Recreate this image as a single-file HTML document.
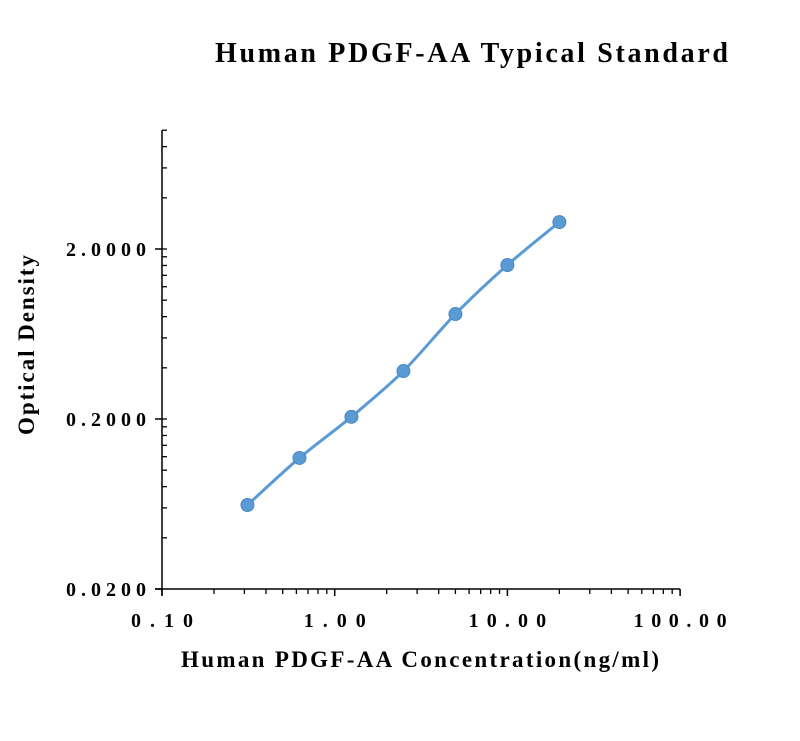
<!DOCTYPE html>
<html><head><meta charset="utf-8"><style>
body{margin:0;background:#fff;}
svg text{font-family:"Liberation Serif",serif;font-weight:bold;fill:#000;}
</style></head><body>
<svg width="800" height="736">
<text x="215" y="62" font-size="28" textLength="513" lengthAdjust="spacing">Human PDGF-AA Typical Standard</text>
<g id="axes"></g>
<g id="marks"></g>
<text x="181" y="667" font-size="23" textLength="478" lengthAdjust="spacing">Human PDGF-AA Concentration(ng/ml)</text>
<text transform="translate(34,435) rotate(-90)" font-size="23" textLength="180" lengthAdjust="spacing">Optical Density</text>
</svg>
<script>
const concentrations=[0.3125,0.625,1.25,2.5,5,10,20];
const odValues=[0.0624,0.118,0.206,0.383,0.829,1.61,2.88];
const xTickLabels=["0.10","1.00","10.00","100.00"];
const xTickValues=[0.1,1,10,100];
const yTickLabels=["0.0200","0.2000","2.0000"];
const yTickValues=[0.02,0.2,2];
const NS="http://www.w3.org/2000/svg";
const X0=162,XPD=172.7,Y0=589,YPD=170,YTOP=130;
function xs(v){return X0+XPD*Math.log10(v/0.1);}
function ys(v){return Y0-YPD*Math.log10(v/0.02);}
function mk(tag,attrs,parent){const e=document.createElementNS(NS,tag);for(const k in attrs)e.setAttribute(k,attrs[k]);parent.appendChild(e);return e;}
const ax=document.getElementById('axes');
let e=mk('line',{x1:X0,y1:YTOP,x2:X0,y2:Y0+6,stroke:'#000','stroke-width':1.5},ax);


e=mk('line',{x1:X0-7,y1:Y0,x2:xs(100),y2:Y0,stroke:'#000','stroke-width':1.5},ax);


[0.02,0.2,2].forEach(d=>{for(let k=2;k<=10;k++){const v=d*k;if(v>10.01)break;mk('line',{x1:X0,y1:ys(v),x2:X0+5,y2:ys(v),stroke:'#000','stroke-width':1.3},ax);}});
yTickValues.forEach((v,i)=>{mk('line',{x1:X0-7,y1:ys(v),x2:X0,y2:ys(v),stroke:'#000','stroke-width':1.5},ax);
const t=mk('text',{x:66,y:ys(v)+7,'font-size':20,textLength:80,lengthAdjust:'spacing'},ax);t.textContent=yTickLabels[i];

});
[0.1,1,10].forEach(d=>{for(let k=2;k<=9;k++){const x=xs(d*k);mk('line',{x1:x,y1:Y0,x2:x,y2:Y0+5,stroke:'#000','stroke-width':1.3},ax);}});
xTickValues.forEach((v,i)=>{mk('line',{x1:xs(v),y1:Y0,x2:xs(v),y2:Y0+7,stroke:'#000','stroke-width':1.5},ax);
const L=xTickLabels[i].length*15.5;
const t=mk('text',{x:xs(v)-L/2,y:Y0+38,'font-size':20,textLength:L,lengthAdjust:'spacing'},ax);t.textContent=xTickLabels[i];

});
const m=document.getElementById('marks');
const P=concentrations.map((c,i)=>[xs(c),ys(odValues[i])]);
let d=`M${P[0][0]},${P[0][1]}`;
for(let i=0;i<P.length-1;i++){const p0=P[Math.max(0,i-1)],p1=P[i],p2=P[i+1],p3=P[Math.min(P.length-1,i+2)];
d+=` C${p1[0]+(p2[0]-p0[0])/6},${p1[1]+(p2[1]-p0[1])/6} ${p2[0]-(p3[0]-p1[0])/6},${p2[1]-(p3[1]-p1[1])/6} ${p2[0]},${p2[1]}`;}
e=mk('path',{d:d,fill:'none',stroke:'#5b9bd5','stroke-width':3},m);


P.forEach(p=>{const c=mk('circle',{cx:p[0],cy:p[1],r:6.5,fill:'#5b9bd5',stroke:'#4a86c0','stroke-width':1},m);

});
</script>
</body></html>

• **Problem details**: Go through the listing above and report how many of its lines contain the word "document", with only the number as output.

• **Full answer**: 4